Dreaming up foods out of nothing is difficult. One approach is that favored by food tech startups like Soylent or Huel, who break down meals to their constituent parts, then rebuild them in a new form (which, in fairness, is the same way we make sausages). There are movements like molecular gastronomy, whose aim is to delight the senses with unusual juxtapositions and dining techniques, then there are “white space” experimental flavors like seasonal Red Bulls that seem to come from nowhere, or brands that are flavors in themselves like Coke or Irn-Bru.

The artist-chemist Sean Raspet, who is Chinen’s co-founder at Nonfood, creates new flavors and fragrances and gives them abstract names like “PHANTOM RINGTONE” or “ESTER VECTOR.” Importantly, the chemical formulation is listed before the name, calling attention to the way as living organisms we sense chemicals around us before later creating concepts like “Strawberry.”

It’s thought that humans could theoretically sense as many as a trillion flavors (by way of aroma). Using chemistry, it’s possible to create more molecular combinations than would otherwise exist. We eat such a small fraction of what’s available already. Of the 50,000 edible plants on Earth, just 15 provide 90 percent of our calories.

“When you look into the literature of flavorists in the early 20th century, there’s this rhetorical fascination with Mother Nature and being able to deliver the flavor of a strawberry so you’d never know it wasn’t real,” explains Nadia Berenstein. “Crucially, the flavorists realized the way to achieve a naturalistic strawberry flavor was not to produce a synthetic reproduction of a strawberry, molecule by molecule. Instead they had to imbue strawberry flavor in all kinds of different foods that could be packaged and sold, making foods that reproduce our experience of strawberry.”

The artists Maisie Cousins, Josh Kline, Diane Severin Nguyen, and Alex Paganelli (aka DeadHungry) form part of a new generation of artists whose work reflect not only the social aspects of food, but its material basis. They use food as a tool for abstract visions, seeing beauty in the supposedly revolting and welcoming the defamiliarization of ordinary things. Whether dreaming up new dishes or entire worlds, technology can provide a stepping stone to somewhere new by reflecting the world back to us in a way we’ve never seen it before.

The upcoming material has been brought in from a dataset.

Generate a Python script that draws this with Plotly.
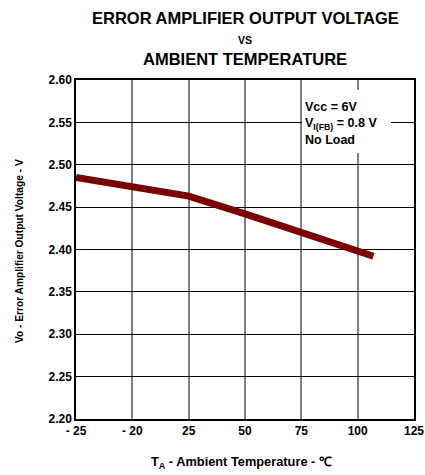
import plotly.graph_objects as go

# Data
temp_c = [-25, 0, 25, 50, 75, 107]
vo_volts = [2.485, 2.474, 2.463, 2.442, 2.421, 2.392]

x_tickvals = [-25, 0, 25, 50, 75, 100, 125]
x_ticktext = ["- 25", "- 20", "25", "50", "75", "100", "125"]
y_tickvals = [2.20, 2.25, 2.30, 2.35, 2.40, 2.45, 2.50, 2.55, 2.60]
y_ticktext = ["2.20", "2.25", "2.30", "2.35", "2.40", "2.45", "2.50", "2.55", "2.60"]

FONT = "Liberation Sans, Arial, sans-serif"

fig = go.Figure()
fig.add_trace(go.Scatter(
    x=temp_c, y=vo_volts, mode="lines",
    line=dict(color="#7a0000", width=7),
    hoverinfo="skip", showlegend=False,
))

fig.update_layout(
    width=425, height=475,
    margin=dict(l=76, r=11, t=80, b=56, autoexpand=False),
    paper_bgcolor="white", plot_bgcolor="white",
    font=dict(family=FONT, color="black", size=12, weight="bold"),
    showlegend=False,
)

fig.update_xaxes(
    range=[-25, 125], tickvals=x_tickvals, ticktext=x_ticktext,
    showgrid=True, gridcolor="#7f7f7f", gridwidth=1.5,
    showline=True, linecolor="black", linewidth=1.5, mirror=True,
    ticks="", zeroline=False, automargin=False,
    tickfont=dict(family=FONT, size=12, weight="bold", color="black"),
)
fig.update_yaxes(
    range=[2.20, 2.60], tickvals=y_tickvals, ticktext=y_ticktext,
    showgrid=True, gridcolor="black", gridwidth=1,
    showline=True, linecolor="black", linewidth=1.5, mirror=True,
    ticks="", zeroline=False, automargin=False,
    tickfont=dict(family=FONT, size=12, weight="bold", color="black"),
)

# white box breaking the gridlines behind the condition text
fig.add_shape(type="rect", xref="paper", yref="paper",
              x0=0.669, x1=0.932, y0=0.785, y1=0.9705,
              fillcolor="white", line=dict(width=0), layer="above")

fig.add_annotation(
    xref="paper", yref="paper", x=0.672, y=0.947, xanchor="left", yanchor="top",
    text="Vcc = 6V<br>V<sub>I(FB)</sub> = 0.8 V<br>No Load",
    align="left", showarrow=False,
    font=dict(family=FONT, size=12.5, weight="bold", color="black"),
)

# titles
fig.add_annotation(xref="paper", yref="paper", x=0.5, y=1.183, yanchor="middle",
                   text="ERROR AMPLIFIER OUTPUT VOLTAGE", showarrow=False,
                   font=dict(family=FONT, size=16.5, weight="bold", color="black"))
fig.add_annotation(xref="paper", yref="paper", x=0.5, y=1.118, yanchor="middle",
                   text="VS", showarrow=False,
                   font=dict(family=FONT, size=10.5, weight="bold", color="black"))
fig.add_annotation(xref="paper", yref="paper", x=0.5, y=1.062, yanchor="middle",
                   text="AMBIENT TEMPERATURE", showarrow=False,
                   font=dict(family=FONT, size=16.5, weight="bold", color="black"))

# axis titles
fig.add_annotation(xref="paper", yref="paper", x=0.49, y=-0.127, yanchor="middle",
                   text="T<sub>A</sub> - Ambient Temperature - ℃", showarrow=False,
                   font=dict(family=FONT, size=12.8, weight="bold", color="black"))
fig.add_annotation(xref="paper", yref="paper", x=-0.169, y=0.495, xanchor="center",
                   yanchor="middle", textangle=-90,
                   text="Vo - Error Amplifier Output Voltage - V", showarrow=False,
                   font=dict(family=FONT, size=10.2, weight="bold", color="black"))

fig.write_html("out.html", config={"displayModeBar": False},
               post_script="document.body.style.margin='0';")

The same can be said for the current wave of AI digital art. A project that I co-founded, named “Other Gardens,” offers speculative visions of how agriculture might function on alien planets, created using code by Ryan Murdoch and Alexander Serechenko, working with the AI models CLIP and VQGAN. When agriculture is no longer obligated to retain the rectangular geometry associated with crop fields and cattle yards on Earth, it can be altogether messier, as complex as a thriving garden yet steered by an intelligence that bears little resemblance to our own.

Where inspecting a photograph leads us to greater understanding of its contents, staring at an AI-generated image reverses that process. It leaves you to fill in the blanks. The same is true when we learn that every fig species has its own species of wasp, and that we eat their mummified corpses whenever we eat figs, or that the durum wheat in pasta was developed by Italian nuclear scientists who bombarded it with radiation to breed “useful mutants” that coped better with bad weather. Technology can be used to help us see the truth that we are already surrounded by alien foods, and it is by embracing that alienation that we will be able to keep Earth habitable for the millennia ahead.